If parish-based formation is to be introduced in Ireland, according to Boston College’s Prof. Oliver Rafferty SJ, it would almost inevitably have to be focused on Dublin.

“I think if this is going to work in Ireland it will have to be done in Dublin – I can’t see how it can work elsewhere,” he says. “It seems to me that the hierarchy ought to make arrangements with the department of Theology at Trinity College.  I know that will strike terror into the hearts of some, but there is a vibrant theological faculty at Trinity, augmented a number of years ago by the Loyola Institute, which specifically aimed to bring Catholic theology into the department at Trinity.”

Acknowledging that not everything could be taught at Trinity, and that the Irish Church would need to make arrangements for such things as Catholic canon law and sacramentology to be taught elsewhere, it’s clear that Prof. Rafferty sees no great future for the Maynooth in the Irish Church.

“Effectively Maynooth would be finished as a training centre for parish seminarians,” he says, pointing out that a similar nettle was grasped by the Scottish bishops with their seminaries some years ago.

“It’s clear that the bishops want to move away from the old idea of seminary formation,” he stresses, “and once they do that, if that is what they have decided, then obviously the consequence that flows from that is abandoning Maynooth as a seminary.”

The Church isn’t bound to forming priests in seminaries, he points out.

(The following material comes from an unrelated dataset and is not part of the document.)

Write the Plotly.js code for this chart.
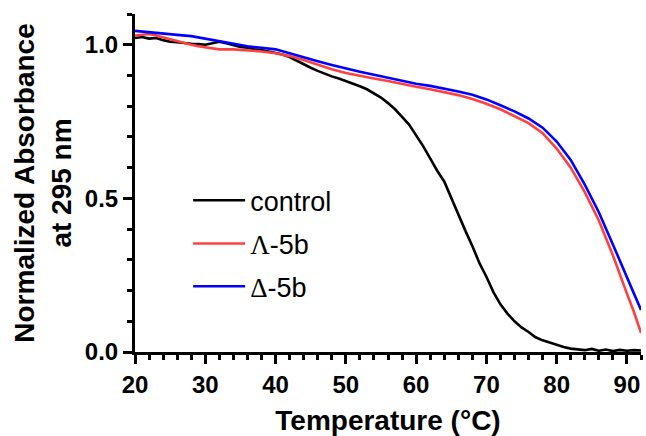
<!DOCTYPE html>
<html>
<head>
<meta charset="utf-8">
<script src="https://cdn.plot.ly/plotly-3.0.1.min.js"></script>
<style>html,body{margin:0;padding:0;background:#fff;}#chart{width:646px;height:436px;}</style>
</head>
<body>
<div id="chart"></div>
<script>
// Temperature (°C)
const tempControl = [20,21,22,23,24,25,26,27,28,29,30,31,32,33,34,35,36,37,38,39,40,41,42,43,44,45,46,47,48,49,50,51,52,53,54,55,56,57,58,59,60,61,62,63,64,65,66,67,68,69,70,71,72,73,74,75,76,77,78,79,80,81,82,83,84,85,86,87,88,89,90,91,92];
const absControl = [1.022,1.025,1.020,1.022,1.015,1.010,1.008,1.005,1.003,1.002,1.000,1.005,1.010,1.005,0.998,0.993,0.990,0.985,0.983,0.978,0.975,0.968,0.960,0.948,0.935,0.925,0.915,0.905,0.897,0.890,0.882,0.873,0.865,0.855,0.842,0.828,0.810,0.790,0.765,0.740,0.705,0.670,0.630,0.590,0.555,0.500,0.445,0.395,0.345,0.290,0.245,0.195,0.155,0.125,0.100,0.080,0.065,0.048,0.038,0.030,0.022,0.016,0.011,0.008,0.006,0.010,0.004,0.008,0.003,0.007,0.004,0.006,0.005];

const tempLambda = [20,21,22,23,24,25,26,27,28,29,30,32,34,36,38,40,42,44,46,48,50,52,54,56,58,60,62,64,66,68,70,72,74,76,78,80,82,84,86,88,90,91,92];
const absLambda = [1.030,1.033,1.035,1.030,1.025,1.018,1.012,1.005,1.000,0.995,0.992,0.985,0.985,0.982,0.978,0.972,0.963,0.950,0.935,0.920,0.908,0.898,0.890,0.882,0.872,0.863,0.855,0.846,0.836,0.823,0.808,0.790,0.768,0.745,0.712,0.662,0.600,0.520,0.428,0.315,0.190,0.130,0.062];

const tempDelta = [20,22,24,26,28,30,32,34,36,38,40,42,44,46,48,50,52,54,56,58,60,62,64,66,68,70,72,74,76,78,80,82,84,86,88,90,91,92];
const absDelta = [1.045,1.040,1.035,1.032,1.028,1.020,1.010,1.002,0.995,0.990,0.985,0.972,0.958,0.946,0.934,0.922,0.912,0.902,0.892,0.881,0.873,0.866,0.858,0.848,0.837,0.822,0.803,0.783,0.760,0.730,0.685,0.625,0.545,0.455,0.350,0.240,0.190,0.137];

const seriesNames = ['control', '<span style="font-family:\'Liberation Serif\'">Λ</span>-5b', '<span style="font-family:\'Liberation Serif\'">Δ</span>-5b'];
const seriesColors = ['#000000', '#ff4040', '#0000ff'];

const FONT = 'Liberation Sans, Arial, sans-serif';

const traces = [
  {x: tempControl, y: absControl, name: seriesNames[0], legend: 'legend'},
  {x: tempLambda, y: absLambda, name: seriesNames[1], legend: 'legend2'},
  {x: tempDelta, y: absDelta, name: seriesNames[2], legend: 'legend3'}
].map((t, i) => Object.assign(t, {
  type: 'scatter', mode: 'lines',
  line: {color: seriesColors[i], width: 2.6}
}));

const legendBase = {
  x: 0.105, xanchor: 'left', yanchor: 'middle',
  bgcolor: 'rgba(0,0,0,0)', borderwidth: 0,
  font: {family: FONT, size: 27, color: '#000'},
  itemwidth: 52
};

const layout = {
  width: 646, height: 436,
  margin: {l: 135, r: 5, t: 14, b: 84},
  paper_bgcolor: '#fff', plot_bgcolor: '#fff',
  showlegend: true,
  legend: Object.assign({}, legendBase, {y: 0.4476}),
  legend2: Object.assign({}, legendBase, {y: 0.3195}),
  legend3: Object.assign({}, legendBase, {y: 0.1932}),
  xaxis: {
    range: [20, 92], tickmode: 'linear', tick0: 20, dtick: 10,
    showline: true, linewidth: 3, linecolor: '#000',
    ticks: 'outside', ticklen: 9, tickwidth: 3, tickcolor: '#000',
    minor: {dtick: 2, ticks: 'outside', ticklen: 5, tickwidth: 3, tickcolor: '#000'},
    showgrid: false, zeroline: false,
    tickfont: {family: FONT, size: 24, weight: 'bold', color: '#000'},
    title: {text: 'Temperature (°C)', font: {family: FONT, size: 28, weight: 'bold', color: '#000'}, standoff: 20}
  },
  yaxis: {
    range: [0, 1.1], tickmode: 'linear', tick0: 0, dtick: 0.5, tickformat: '.1f',
    showline: true, linewidth: 3, linecolor: '#000',
    ticks: 'outside', ticklen: 9, tickwidth: 3, tickcolor: '#000',
    minor: {dtick: 0.1, ticks: 'outside', ticklen: 5, tickwidth: 3, tickcolor: '#000'},
    showgrid: false, zeroline: false,
    tickfont: {family: FONT, size: 24, weight: 'bold', color: '#000'},
    title: {text: 'Normalized Absorbance<br>at 295 nm', font: {family: FONT, size: 28, weight: 'bold', color: '#000'}, standoff: 6}
  }
};

Plotly.newPlot('chart', traces, layout, {displayModeBar: false, staticPlot: true});
</script>
</body>
</html>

“Don’t forget that seminaries as such were simply invented by the Council of Trent,” he says, “I think seminaries were good in the 16th Century, but I’m not so sure they’re good in the 20th and the 21st Centuries. As an institution for forming priests, I think seminaries may have seen their day.”

A key part of the problem, he says, is that it’s difficult for seminaries to equip priests for their actual lives. Parish-based formation could address this, but he cautions against placing too much emphasis on pastoral work at a cost to academic formation.

“Seminarians need rigorous exposure to the academic aspects of theology,” he says. “Apart from anything else, in a society where the laity are increasingly educated, it would be a paradox to say the least if you had in general laity who were better educated than the clergy. Obviously you’d want to avoid that. In a situation where people are thinking for themselves you’d want a highly educated clergy, who could bring some answers to questions.”

Pointing out that Church of Ireland candidates for ministry attend classes in Trinity College, Prof. Rafferty says that the college could play a key role in preparing priests for the realities of ministry in a rapidly changing Ireland.

“Given the increasing advancement of secularism in Ireland, one advantage again of Trinity is that here you’d have clergy – of two different denominations, of course – addressing similar issues about the role of religion in Irish society, and therefore solidarity between Catholic and Protestant in the face of a society for which religion is felt to be increasingly irrelevant.”